I have really enjoyed keeping this blog for the past few months, tossing up a variety of fiction, worldbuilding/critterbuilding, meta-writing, and slice-of-life posts. I have no intention of letting myself linger into infinite idleness. I confess, however, I have a bit of a quandary. You may have even tackled this one before, or you might be in the process of doing so now.

As a totally unknown author who’s trying to build a community of readers and creative folk, I can’t afford to walk away from the computer for weeks at a time. Networking via blogs, forums, Twitter, and other virtual gathering-places is vital to getting my name out and meeting great people. I’m a certified internet marketer, to boot – I know the ins and outs of self-marketing and social media, even if I happen to shun certain venues (like MySpace). If I want any kind of online community, I need to be interactive, dynamic, genuine, and present.

However, I want to unplug.

I’m finding myself feeling a little ungrounded these days. I’d love little more than to acquire an old electric typewriter – the new ones are too computer-like for my tastes – and an mp3 player that can hold some 20,000 songs, and simply turn the computers off for a week. The typewriter will let me continue to write, journal, and worldbuild, and the mp3 player will let me have all my music outside of my overloaded harddrives. My cell phone can keep me in touch with my good friends and family. I want, and need, a break from the overwhelming virtual side of my life.

I want to go outside, bundled up, and walk through the falling snow at dusk. I want to pick up the training sword that’s leaning against my bo in the corner of the room and practice until my arms want to fall off. I want to have hard copy of my creative works, and I want to hear the solid click-click-thud of a typewriter again. (I started on a manual typewriter, later got an electric, and got my first computer in 2000.) I want to play my guitar until my calluses are tough again. I want to sprawl in a pile of sleeping cats and read new books.

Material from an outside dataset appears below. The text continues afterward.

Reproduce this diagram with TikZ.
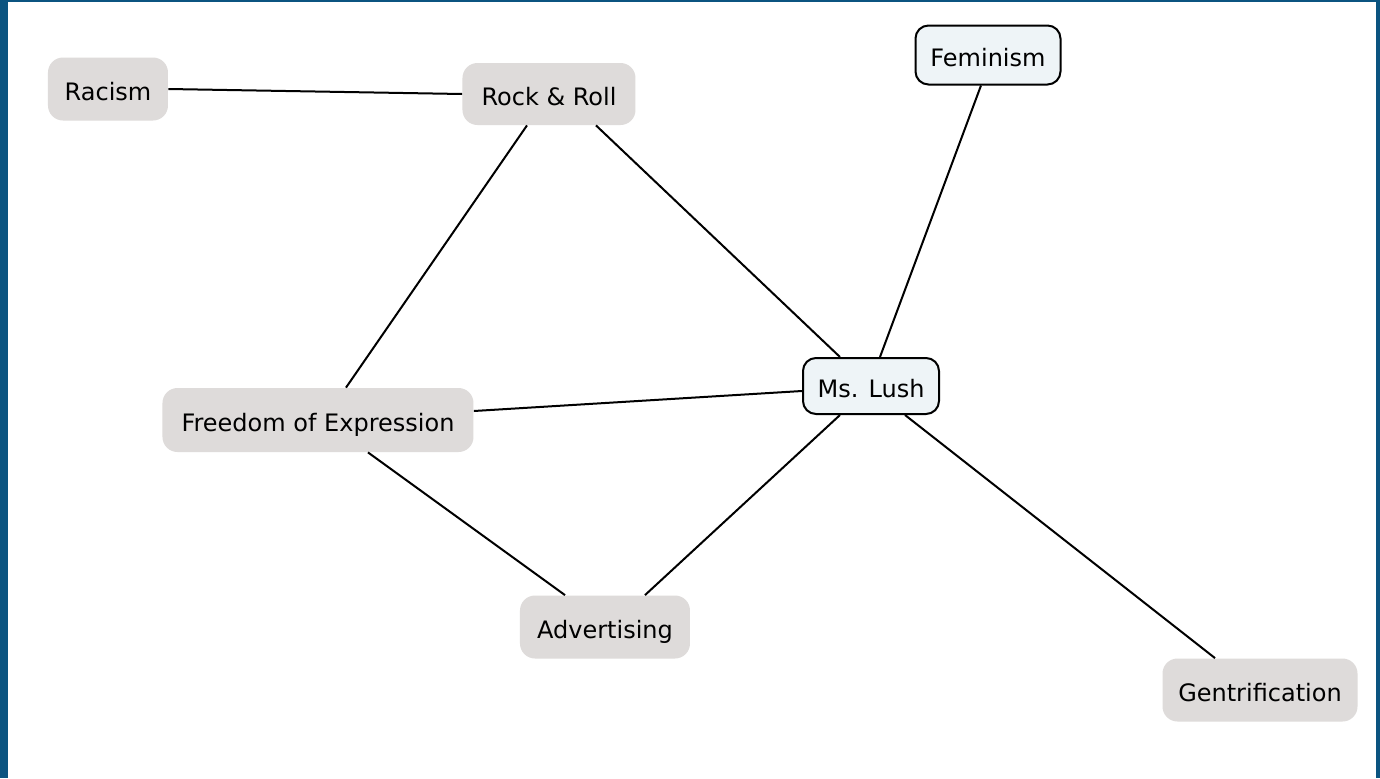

Ultimately, I just want to feel a little more real.

I’m not sure how to balance my authorly, internet-based goals with this desire to unplug and step away. This blog will not be abandoned, and I’ll return to my neglected Twitter account soon. But I need to live in order to write about living, and if I feel like I’m drifting, that’s only going to handicap my ability to create.

A healthy compromise must be found.

How have you managed to balance your internet activity with the rest of your hobbies and responsibilities? I’d be happy to hear about any tips or tricks you’ve found to be helpful.